Un an après la mort du général Beaufre, l'auteur qui l'a bien connu, revient sur son parcours et sa carrière ainsi que sur le cheminement intellectuel.
Des doctrines de guerre à une vision de l'existence : l'itinéraire d'André Beaufre
Il y a un an environ (13 février 1975) mourait le général Beaufre. Il avait été l’un des rénovateurs de la pensée militaire française. Et à un moment où l’on s’interroge avec acuité et controverses sur la finalité et les fonctions de la défense nationale, sur le désintérêt au moins apparent qui l’affecte dans l’opinion alors que le territoire ne semble pas menacé mais que les valeurs morales et les structures sociales classiques sont soumises à rude critique et que le reflux de sa puissance et les dénonciations externes et internes dont il est l’objet font haïr l’Occident par une partie de lui-même (mais quelle partie représente le véritable message de l’Occident ?), il ne serait peut-être pas inopportun de décanter les raisons qui ont incité le général André Beaufre à tenter cette rénovation et qui l’ont inspirée. Aussi, plutôt que le contenu des doctrines toujours marquées par le temps, on s’efforcera ici de cerner les corrélations intervenues entre les expériences vécues, les démarches intellectuelles et les mobiles civiques.
Lycéen de la victoire, André Beaufre, le 11 novembre 1918, acclame Clemenceau dans la cour du ministère de la Guerre. Saint-Cyrien convaincu, contre la grisaille des garnisons métropolitaines et contre les armes plus éloignées du combat réel, il choisit l’armée d’Afrique et l’infanterie. Du Rif où, blessé, il frôle la mort, à l’Indochine, en passant par la Tunisie, l’Italie, l’Alsace et l’Allemagne, de lieutenant (1924) à colonel (1946), il se bat chez les tirailleurs. Mais il vivifie ces combats par des ouvertures intellectuelles (le cours d’histoire du capitaine de Gaulle à Saint-Cyr, les conférences de l’École de guerre et des Sciences politiques en 1930-1932) et des fonctions d’état-major. Membre de la mission Doumenc qui sera évincée à Moscou par l’accord germano-soviétique de 1939, il observe ensuite la « drôle de guerre » au grand quartier général et juge Gamelin ; affecté au cabinet du commandant en chef en Afrique du Nord (Weygand) après la défaite, il n’accepte pas la résistance purement passive et participe à l’organisation du débarquement allié de 1942 en Afrique du Nord, ce qui lui vaut un temps de prison en France dont il s’évade avec le général Giraud qu’il accompagne dans sa mission de réarmement aux États-Unis et au Canada (1943) ; il observe déjà le curieux mélange américain d’idéalisme moralisateur et de tortueuse politique. En Indochine enfin, il est l’un des « maréchaux » de de Lattre.

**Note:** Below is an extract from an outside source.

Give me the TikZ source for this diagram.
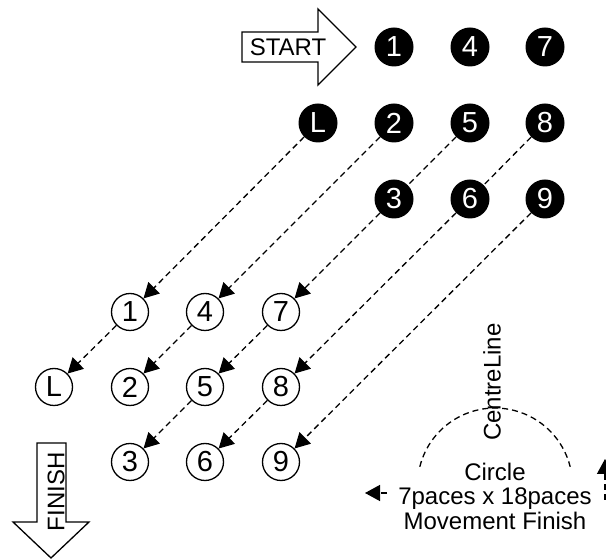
\documentclass[tikz,border=0pt]{standalone}
\usepackage{fontspec}
\setmainfont{Liberation Sans}
\usetikzlibrary{arrows.meta}

\begin{document}
\begin{tikzpicture}[x=1pt,y=1pt,
    blk/.style={circle,fill=black,text=white,minimum size=39pt,inner sep=0pt,font=\fontsize{29}{29}\selectfont},
    wht/.style={circle,draw,line width=1.3pt,minimum size=37pt,inner sep=0pt,font=\fontsize{29}{29}\selectfont},
    trail/.style={line width=1.3pt,dash pattern=on 6pt off 4pt},
    walk/.style={trail,-{Triangle[length=15pt,width=16pt]}},
    bigarrow/.style={draw,line width=1.3pt,fill=white},
    label/.style={font=\fontsize{24}{24.5}\selectfont,inner sep=0pt}]

    \clip (0,0) rectangle (606,560);

    % start and finish
    \draw[bigarrow] (242,528) -- (318,528) -- (318,551) -- (356,513) -- (318,475) -- (318,498) -- (242,498) -- cycle;
    \node[label] (start) at (288,513) {START};
    \draw[bigarrow] (37,117) -- (66,117) -- (66,38) -- (89,38) -- (51,2) -- (13,38) -- (37,38) -- cycle;
    \node[label,rotate=90] (finish) at (56,68) {FINISH};

    % starting positions
    \node[blk] (b1) at (394,513) {1};
    \node[blk] (b4) at (470,513) {4};
    \node[blk] (b7) at (545,513) {7};
    \node[blk] (bL) at (318,437) {L};
    \node[blk] (b2) at (394,437) {2};
    \node[blk] (b5) at (470,437) {5};
    \node[blk] (b8) at (545,437) {8};
    \node[blk] (b3) at (394,361) {3};
    \node[blk] (b6) at (470,361) {6};
    \node[blk] (b9) at (545,361) {9};

    % finishing positions
    \node[wht] (w1) at (130,248) {1};
    \node[wht] (w4) at (205,248) {4};
    \node[wht] (w7) at (281,248) {7};
    \node[wht] (wL) at (54,173)  {L};
    \node[wht] (w2) at (130,173) {2};
    \node[wht] (w5) at (205,173) {5};
    \node[wht] (w8) at (281,173) {8};
    \node[wht] (w3) at (130,98)  {3};
    \node[wht] (w6) at (205,98)  {6};
    \node[wht] (w9) at (281,98)  {9};

    \draw (bL) edge[walk] (w1);
    \draw (b2) edge[walk] (w4);
    \draw (b5) edge[trail] (b3);
    \draw (b3) edge[walk] (w7);
    \draw (b8) edge[trail] (b6);
    \draw (b6) edge[walk] (w8);
    \draw (b9) edge[walk] (w9);
    \draw (w1) edge[walk] (wL);
    \draw (w4) edge[walk] (w2);
    \draw (w7) edge[walk] (w5);
    \draw (w5) edge[walk] (w3);
    \draw (w8) edge[walk] (w6);

    % circle movement
    \coordinate (arcL) at (419.8,93.2);
    \draw[trail] (arcL) arc[start angle=166,end angle=14,radius=77.5];
    \node[label,rotate=90] (centre) at (492,178) {CentreLine};
    \node[label,align=center] (circ) at (495,64) {Circle\\7paces x 18paces\\Movement Finish};
    \coordinate (lfrom) at (387,67);
    \coordinate (lto) at (365,67);
    \draw (lfrom) edge[walk] (lto);
    \coordinate (rfrom) at (605,60);
    \coordinate (rto) at (605,101);
    \draw (rfrom) edge[walk] (rto);
  \end{tikzpicture}
\end{document}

Brigadier, André Beaufre aborde alors les grands commandements à la guerre (Kabylie, Est-Constantinois puis, en 1956, force d’intervention terrestre à Suez) et dans les états-majors atlantiques : directeur du groupe d’études tactiques de Centre Europe en 1952, adjoint au général commandant en chef les forces françaises en Allemagne en 1957, chef d’état-major adjoint au SHAPE en 1958. En 1960, général d’armée, il est chef de la Délégation française au Groupe permanent de l’Atlantique Nord siégeant au Pentagone : le cerveau de l’OTAN.